Islam et bonne gouvernance au XIXe siècle dans les sources arabes du Fouta-Djalon

Recension rédigée par Jean Nemo


On l’aura compris, il s’agit ici d’une monographie au sens le plus strict du terme. Les rédacteurs de ladite ont publié souvent chez le même éditeur. Leur bibliographie parfois longue, parfois réduite à ce seul ouvrage, montre qu’ils sont tout à la fois de bons arabisants, voire de bons grammairiens, et qu’ils connaissent bien l’Afrique au sud du Sahara. Ils sont du reste présentés en début d’ouvrage, d’une façon sommaire, néanmoins suffisante.

Dans leurs remerciements, ils citent de nombreux interlocuteurs locaux, notables lettrés, un imam (qui leur a prêté des manuscrits reproduits en fin d’ouvrage). « Et tant d’autres qui nous ont aidés par leur savoir, leurs expériences, leur appui, leur amitié : leur liste est interminable, lannattaa… ».

Cela démontre une longue fréquentation des hommes et du terrain, bien loin d’une hâtive enquête.

Les premiers auteurs cités à travers leurs textes sont des « lettrés » musulmans qui écrivent en arabe, au moins en caractères arabes, au Fouta-Djalon, des décennies avant la conquête coloniale, ils reflètent, comme le dit la 4ème de couverture, « les liens entre les lettrés en islam et les détenteurs du pouvoir politique, dans un État islamique fondé en 1727 ».

Sauf lecture inattentive, parmi les cinq rédacteurs de l’ouvrage, il est impossible de dire qui a rédigé quoi. Ce n’est pas forcément rédhibitoire, voyons plutôt la substance.

Dans une première partie, « Le point de vue des lettrés », l’ouvrage retrace l’histoire familiale, clanique et littéraire de Tierno Sadou Dalen, « lettré de son temps ».

Dans la deuxième partie, intitulée « L’aristocratie du sabre et de l’encrier contre l’axe du mal des déviants », plusieurs versions écrites par « l’aristocratie de l’encrier » sont évoquées à propos d’une révolte de 1860, dite d’Ilyaasa, son meneur.

Une troisième partie, le point de vue des « princes » est retranscrit à travers d’autres écrits de lettrés.

On l’aura compris, ce mince volume à la « bibliographie » complète (celle des manuscrits retrouvés, ou leurs copies), à l’appareil critique abondant (notes de bas de page, cartes…) est pour les futurs chercheurs une mine d’inspiration. Il suppose en effet une solide connaissance préalable d’une société africaine, aristocratique, aux structures décentralisées, qui sait faire la part à l’aristocratie des lettrés.
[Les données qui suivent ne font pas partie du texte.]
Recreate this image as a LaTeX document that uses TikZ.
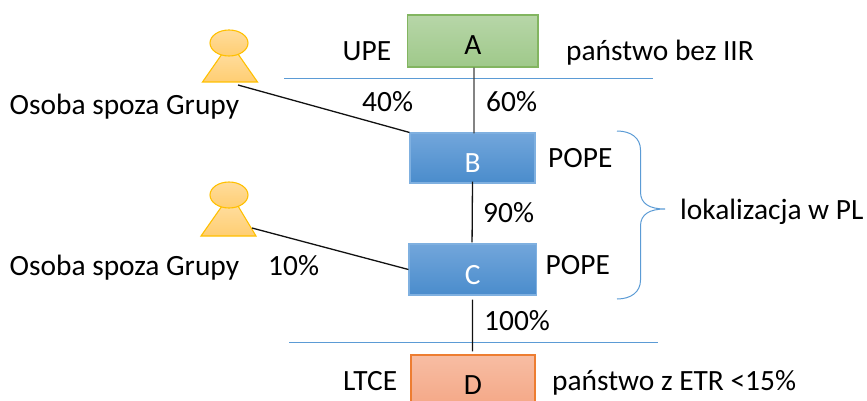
\documentclass[tikz,border=0pt]{standalone}
\usepackage{fontspec}
\setmainfont{Carlito}
\usetikzlibrary{calc,shapes.geometric}
\definecolor{bline}{HTML}{5B9BD5}
\definecolor{lineK}{HTML}{111111}
\newcommand{\lowtext}[2]{\raisebox{-#1}[\height][0pt]{#2}}
\tikzset{
 lbl/.style={inner sep=0pt,anchor=base west,font=\fontsize{29.4}{34}\selectfont,text=black},
 boxbase/.style={rectangle,inner sep=0pt,line width=1.1pt,font=\fontsize{29.4}{34}\selectfont},
 greenbox/.style={boxbase,draw=#1,top color=green1,bottom color=green2},
 bluebox/.style={boxbase,draw=blueB,top color=blue1,bottom color=blue2,text=white},
 orangebox/.style={boxbase,draw=orangeB,top color=orange1,bottom color=orange2},
 personpart/.style={draw=persB,line width=1.1pt,top color=pers1,bottom color=pers2},
 conn/.style={draw=lineK,line width=1.3pt},
 hrule/.style={draw=bline,line width=1pt},
}
\definecolor{green1}{HTML}{B7D6A8}
\definecolor{green2}{HTML}{9FC98A}
\definecolor{greenB}{HTML}{82B560}
\definecolor{blue1}{HTML}{72A6DB}
\definecolor{blue2}{HTML}{4A8CCC}
\definecolor{blueB}{HTML}{7FB0E0}
\definecolor{orange1}{HTML}{F7BDA3}
\definecolor{orange2}{HTML}{F4A482}
\definecolor{orangeB}{HTML}{ED7D31}
\definecolor{pers1}{HTML}{FFDC9C}
\definecolor{pers2}{HTML}{FFCE72}
\definecolor{persB}{HTML}{FFC000}
\begin{document}
\begin{tikzpicture}[x=1pt,y=-1pt]
\useasboundingbox (0,0) rectangle (867,401);
\clip (0,0) rectangle (867,401);
% rules
\coordinate (r1a) at (284,78.5); \coordinate (r1b) at (653,78.5);
\coordinate (r2a) at (289,342); \coordinate (r2b) at (658,342);
\draw[hrule] (r1a) -- (r1b);
\draw[hrule] (r2a) -- (r2b);
% boxes
\node[greenbox=greenB,minimum width=130.5pt,minimum height=52pt] (A) at (472.75,41) {\lowtext{4pt}{A}};
\node[bluebox,minimum width=125pt,minimum height=50pt] (B) at (472.5,158) {\lowtext{5pt}{B}};
\node[bluebox,minimum width=127.5pt,minimum height=51pt] (C) at (472.75,269.5) {\lowtext{5pt}{C}};
\node[orangebox,minimum width=124pt,minimum height=60pt] (D) at (473,385) {D};
% people
\draw[personpart] (222,54) -- (202.5,82) -- (257.5,82) -- (238,54) -- cycle;
\node[personpart,ellipse,minimum width=38pt,minimum height=26pt,inner sep=0pt] (P1) at (229,43) {};
\draw[personpart] (222,206) -- (201,236) -- (256,236) -- (238,206) -- cycle;
\node[personpart,ellipse,minimum width=38pt,minimum height=26pt,inner sep=0pt] (P2) at (229,195) {};
% connectors
\coordinate (p1c) at (238,85); \coordinate (p2c) at (252,228);
\draw[conn] (p1c) -- (B.north west);
\draw[conn] (p2c) -- (C.west);
\draw[conn,draw=black!75] ($(A.south)+(1.2,0)$) -- ($(B.north)+(1.5,1)$);
\draw[conn] ($(B.south)+(0,-2)$) -- ($(C.north)+(-0.7,-1)$);
\draw[conn] ($(C.south)+(-0.2,4)$) -- ($(D.north)+(-0.5,-3)$);
% brace
\coordinate (bt) at (617,131); \coordinate (bm) at (665,209); \coordinate (bb) at (617,299);
\draw[draw=bline,line width=1pt] (bt) .. controls (631,131) and (640.5,138) .. (640.5,150)
 -- (640.5,192) .. controls (640.5,204) and (650,209) .. (bm)
 .. controls (650,209) and (640.5,214) .. (640.5,226)
 -- (640.5,280) .. controls (640.5,292) and (631,299) .. (bb);
% labels
\node[lbl] (l1) at (342.5,60.5) {UPE};
\node[lbl] (l2) at (566,60.5) {państwo bez IIR};
\node[lbl] (l3) at (9.5,115) {Osoba spoza Grupy};
\node[lbl] (l4) at (362,111.5) {40\%};
\node[lbl] (l5) at (486,111.5) {60\%};
\node[lbl] (l6) at (548,167) {POPE};
\node[lbl] (l7) at (483,222) {90\%};
\node[lbl] (l8) at (680,219) {lokalizacja w PL};
\node[lbl] (l9) at (9.5,275) {Osoba spoza Grupy};
\node[lbl] (l10) at (268,275) {10\%};
\node[lbl] (l11) at (545.5,274.5) {POPE};
\node[lbl] (l12) at (484,330) {100\%};
\node[lbl] (l13) at (343,390) {LTCE};
\node[lbl] (l14) at (552,390) {państwo z ETR <15\%};
\end{tikzpicture}
\end{document}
Le lecteur européen n’osera sans doute pas essayer de trouver dans sa propre histoire des Moyens-Âges des équivalents à cette « bonne gouvernance ».

Ouvrage de référence donc pour le lecteur qui chercherait à approfondir sa connaissance des Afriques complexes et aux « bonnes gouvernances » d’avant la colonisation.